The point that a lot of porn opponents seem to be missing is that it’s a personal choice, and while Jones wouldn’t necessarily opt for that, others — with different backgrounds, sets of skills or realistic career options — might find this to be a great move. Granted, it often isn’t, but the freedom to make their own decisions is a huge part of why people choose porn as a career path. The problem is deeper than just one “bad decision”. For a lot of these girls, their prospects weren’t exactly promising to begin with. Many of them see the industry as an escape; from their families, their current meaningless jobs, or their frustrating hometowns. Every woman is different, and their ability to enjoy, cope or be comfortable with the job and its conditions will vary significantly from one person to another. This is not something Hot Girls Wanted is ready to acknowledge.
If the movie did a better job focusing on the perspective of each person, we’d probably get a much clearer picture. For instance, in Reynolds’ mind he’s been “killing it” when it comes to money and respectability. Many people would not be thrilled with Riley’s gig, but if you’re a dude in your mid-20s and all you want is to kick back in Miami Beach while being surrounded by porn stars, his job sounds pretty damn spectacular.
In the same vein, for an 18-year-old girl making $8.25 an hour at a dead end job that she hates, without other enticing possibilities available, earning up to $1,000 for a few hours of porn sounds like a no-brainer.

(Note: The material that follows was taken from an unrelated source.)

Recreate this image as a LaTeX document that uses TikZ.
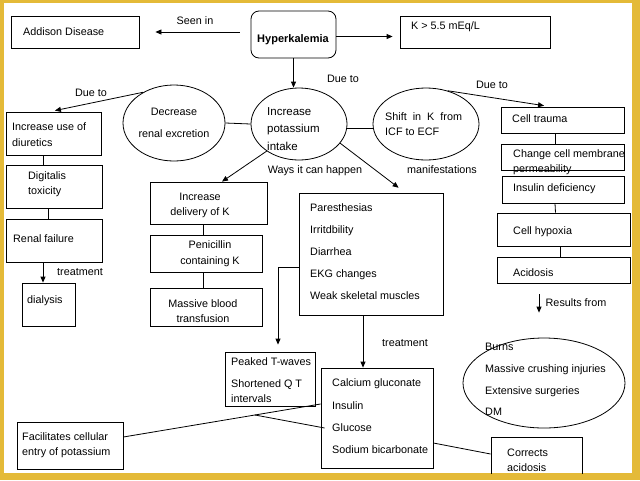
\documentclass[tikz,border=0pt]{standalone}
\usepackage{fontspec}
\setmainfont{Liberation Sans}
\usetikzlibrary{arrows.meta,shapes.geometric,calc}
\definecolor{gold}{RGB}{228,186,56}
\begin{document}
\begin{tikzpicture}[x=1pt,y=-1pt,
  bx/.style={draw, line width=0.8pt, inner sep=0pt, rectangle},
  el/.style={draw, line width=0.8pt, ellipse, inner sep=0pt},
  ln/.style={line width=0.8pt},
  ar/.style={line width=0.8pt, -{Triangle[length=6pt,width=5pt]}},
  txt/.style={inner sep=0pt, font=\fontsize{10.8}{12}\selectfont, text height=7.5pt, text depth=2pt, anchor=west},
  lab/.style={inner sep=0pt, font=\fontsize{10.8}{12}\selectfont, text height=7.5pt, text depth=2pt},
]
\useasboundingbox (0,0) rectangle (640,480);
\fill[gold] (0,0) rectangle (640,480);
\fill[white] (4,3) rectangle (632,473);
\begin{scope}
\clip (4,3) rectangle (632,473);
% boxes
\node[bx, minimum width=128pt, minimum height=32pt] (addison) at (75,32) {};
\node[bx, rounded corners=8pt, minimum width=85pt, minimum height=47pt] (hyper) at (293.5,34.5) {};
\node[bx, minimum width=150pt, minimum height=32pt] (kbox) at (475,32) {};
\node[bx, minimum width=95pt, minimum height=43pt] (incuse) at (53.5,133.5) {};
\node[bx, minimum width=96pt, minimum height=43pt] (digit) at (54,186.5) {};
\node[bx, minimum width=96pt, minimum height=43pt] (renal) at (54,240.5) {};
\node[bx, minimum width=53pt, minimum height=43pt] (dialysis) at (48.5,304.5) {};
\node[bx, minimum width=117pt, minimum height=42pt] (incdel) at (208.5,203) {};
\node[bx, minimum width=112pt, minimum height=37pt] (penic) at (206,253.5) {};
\node[bx, minimum width=112pt, minimum height=38pt] (massive) at (206,307) {};
\node[bx, minimum width=144pt, minimum height=122pt] (manif) at (371,254) {};
\node[bx, minimum width=90pt, minimum height=54pt] (peaked) at (270,379) {};
\node[bx, minimum width=112pt, minimum height=100pt] (treat) at (377,418) {};
\node[bx, minimum width=106pt, minimum height=47pt] (facil) at (70,445.5) {};
\node[bx, minimum width=91pt, minimum height=48pt] (corrects) at (536.5,461) {};
\node[bx, minimum width=123pt, minimum height=26pt] (celltrauma) at (562.5,120) {};
\node[bx, minimum width=123pt, minimum height=26pt] (change) at (562.5,157) {};
\node[bx, minimum width=122pt, minimum height=27pt] (insulin) at (563,189.5) {};
\node[bx, minimum width=133pt, minimum height=33pt] (hypoxia) at (563.5,229.5) {};
\node[bx, minimum width=133pt, minimum height=26pt] (acidosis) at (563.5,270) {};
% ellipses
\node[el, minimum width=102pt, minimum height=76pt] (decr) at (174,123) {};
\node[el, minimum width=96pt, minimum height=72pt] (incr) at (299,124) {};
\node[el, minimum width=106pt, minimum height=72pt] (shift) at (426,124) {};
\node[el, minimum width=162pt, minimum height=90pt] (burns) at (544,383) {};
% connectors
\draw[ar, shorten <=11pt, shorten >=16pt] (hyper.west |- addison.east) -- (addison.east);
\draw[ar, shorten >=7pt] ([yshift=-2pt]hyper.east) -- ([yshift=-2pt]kbox.west |- hyper.east);
\draw[ar] (hyper.south) -- (hyper.south |- incr.north);
\draw[ln] (decr.east) -- (incr.west);
\draw[ln] ([yshift=-4pt]incr.east) -- ([yshift=-4pt]shift.west);
\draw[ar, shorten >=5pt] (decr.135) -- ([xshift=-3.5pt]incuse.north);
\draw[ar, shorten >=6pt] (shift.57) -- ([xshift=-12.5pt]celltrauma.north);
\draw[ln] ([xshift=-7.5pt]celltrauma.south) -- ([xshift=-7.5pt]change.north);
\draw[ln] ([xshift=-8pt]insulin.south) -- ([xshift=-8pt]hypoxia.north);
\draw[ln] ([xshift=-3.5pt]hypoxia.south) -- ([xshift=-3.5pt]acidosis.north);
\draw[ar, shorten <=11pt, shorten >=25pt] ([xshift=-24.5pt]acidosis.south) -- ([xshift=-5pt]burns.north);
\draw[ln] ([xshift=-10.5pt]incuse.south) -- ([xshift=-11pt]digit.north);
\draw[ln] ([xshift=-6pt]digit.south) -- ([xshift=-6pt]renal.north);
\draw[ar] ([xshift=-11pt]renal.south) -- ([xshift=-5.5pt]dialysis.north);
\draw[ar] (incr.220) -- ([xshift=13.5pt]incdel.north);
\draw[ln] ([xshift=-5.5pt]incdel.south) -- ([xshift=-3pt]penic.north);
\draw[ln] ([xshift=-3pt]penic.south) -- ([xshift=-3pt]massive.north);
\draw[ar, shorten >=8pt] (incr.-25) -- ([xshift=34pt]manif.north);
\draw[ar, shorten >=7pt] ([yshift=-13pt]manif.west) -| ([xshift=8pt]peaked.north);
\draw[ar] ([xshift=-8pt]manif.south) -- ([xshift=-14pt]treat.north);
\coordinate (fa) at ([yshift=8.5pt]facil.east);
\coordinate (ins) at ([yshift=14pt]treat.west);
\draw[ln] (fa) -- (ins);
\draw[ln] ($(fa)!0.667!(ins)$) -- ([xshift=4pt,yshift=-10pt]treat.west);
\draw[ln] ([yshift=-25pt]treat.east) -- ([yshift=7pt]corrects.west);
% texts
\node[txt] (t1) at (23,33) {Addison Disease};
\node[lab, font=\bfseries\fontsize{11}{12}\selectfont] (t2) at (293,40) {Hyperkalemia};
\node[txt] (t3) at (411,27) {K > 5.5 mEq/L};
\node[txt, font=\fontsize{11.5}{12}\selectfont] (t4) at (267,113) {Increase};
\node[txt, font=\fontsize{11.5}{12}\selectfont] (t5) at (267,130) {potassium};
\node[txt, font=\fontsize{11.5}{12}\selectfont] (t6) at (267,148) {intake};
\node[lab] (t7) at (174,113) {Decrease};
\node[lab] (t8) at (174,135) {renal excretion};
\node[txt] (t9) at (385,118) {Shift~ in~ K~ from};
\node[txt] (t10) at (385,133) {ICF to ECF};
\node[txt] (t11) at (12,128) {Increase use of};
\node[txt] (t12) at (12,144) {diuretics};
\node[txt] (t13) at (28,177) {Digitalis};
\node[txt] (t14) at (28,192) {toxicity};
\node[txt] (t15) at (13,240) {Renal failure};
\node[txt] (t16) at (27,301) {dialysis};
\node[lab] (t17) at (200,198) {Increase};
\node[lab] (t18) at (200,213) {delivery of K};
\node[lab] (t19) at (210,246) {Penicillin};
\node[lab] (t20) at (210,262) {containing K};
\node[lab] (t21) at (203,305) {Massive blood};
\node[lab] (t22) at (203,320) {transfusion};
\node[txt] (t23) at (310,209) {Paresthesias};
\node[txt] (t24) at (310,231) {Irritdbility};
\node[txt] (t25) at (310,253) {Diarrhea};
\node[txt] (t26) at (310,275) {EKG changes};
\node[txt] (t27) at (310,297) {Weak skeletal muscles};
\node[txt] (t28) at (231,363) {Peaked T-waves};
\node[txt] (t29) at (231,385) {Shortened Q T};
\node[txt] (t30) at (231,400) {intervals};
\node[txt] (t31) at (332,384) {Calcium gluconate};
\node[txt] (t32) at (332,407) {Insulin};
\node[txt] (t33) at (332,429) {Glucose};
\node[txt] (t34) at (332,451) {Sodium bicarbonate};
\node[txt] (t35) at (22,438) {Facilitates cellular};
\node[txt] (t36) at (22,453) {entry of potassium};
\node[txt] (t37) at (507,454) {Corrects};
\node[txt] (t38) at (507,469) {acidosis};
\node[txt] (t39) at (512,120) {Cell trauma};
\node[txt] (t40) at (513,155) {Change cell membrane};
\node[txt] (t41) at (513,170) {permeability};
\node[txt] (t42) at (513,189) {Insulin deficiency};
\node[txt] (t43) at (513,232) {Cell hypoxia};
\node[txt] (t44) at (513,274) {Acidosis};
\node[txt] (t45) at (485,348) {Burns};
\node[txt] (t46) at (485,370) {Massive crushing injuries};
\node[txt] (t47) at (485,392) {Extensive surgeries};
\node[txt] (t48) at (485,413) {DM};
% connector labels
\node[lab] (l1) at (195,22) {Seen in};
\node[lab] (l2) at (343,80) {Due to};
\node[lab] (l3) at (91,94) {Due to};
\node[lab] (l4) at (492,86) {Due to};
\node[lab] (l5) at (80,273) {treatment};
\node[lab] (l6) at (315,171) {Ways it can happen};
\node[lab] (l7) at (442,171) {manifestations};
\node[lab] (l8) at (576,304) {Results from};
\node[lab] (l9) at (405,344) {treatment};
\end{scope}
\end{tikzpicture}
\end{document}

The idea is not being apologetic — there’s definitely some fucked up shit in certain parts of the industry. Also, porn is not necessarily “just another job”, as its boundaries when it comes to consensual sex can be blurry at times, and it can take a much higher emotional toll than other professions. Porn is not for everyone; but as many hard-working performers who have been critical of Hot Girls Wanted have pointed out, this is not exactly a transparent take on the industry.
The best documentaries are those that just capture their subjects without leading them towards the filmmaker’s intention. Once an agenda is very clearly on the table, it’s hard to sell an unbiased point of view. The problem is that when you promote something as a documentary — as opposed to a reality TV program — people tend to take it quite seriously; they see the festivals that screened it, read the praise on a couple of websites, and they are ready to believe it like gospel. People love to show outrage; it’s why being politically correct has never been more relevant; it’s how you get millions of people thinking Michael Moore is some kind of charitable soul.
Hot Girls Wanted shows an ugly side of the adult industry and undoubtedly some of its points are reasonable, but their approach is nothing but preachy, and that waters down its strongest arguments. Many young women have taken charge of their porn careers, and marketed themselves on their own terms to great success. It would be great to see those reflected in a documentary that paints a more accurate and fuller picture of an industry that is usually judged only by its bad stereotypes, especially when the portrayals the mainstream gets to see are usually just like this one.
Hot Girls Wanted blames an entire industry for exploiting young women, but does the same thing by cheapening their stories and framing them into cliché poster scenarios to support the producers’ agenda.
That’s the problem with outspoken self-righteousness: It can always reflect its own ugly ways.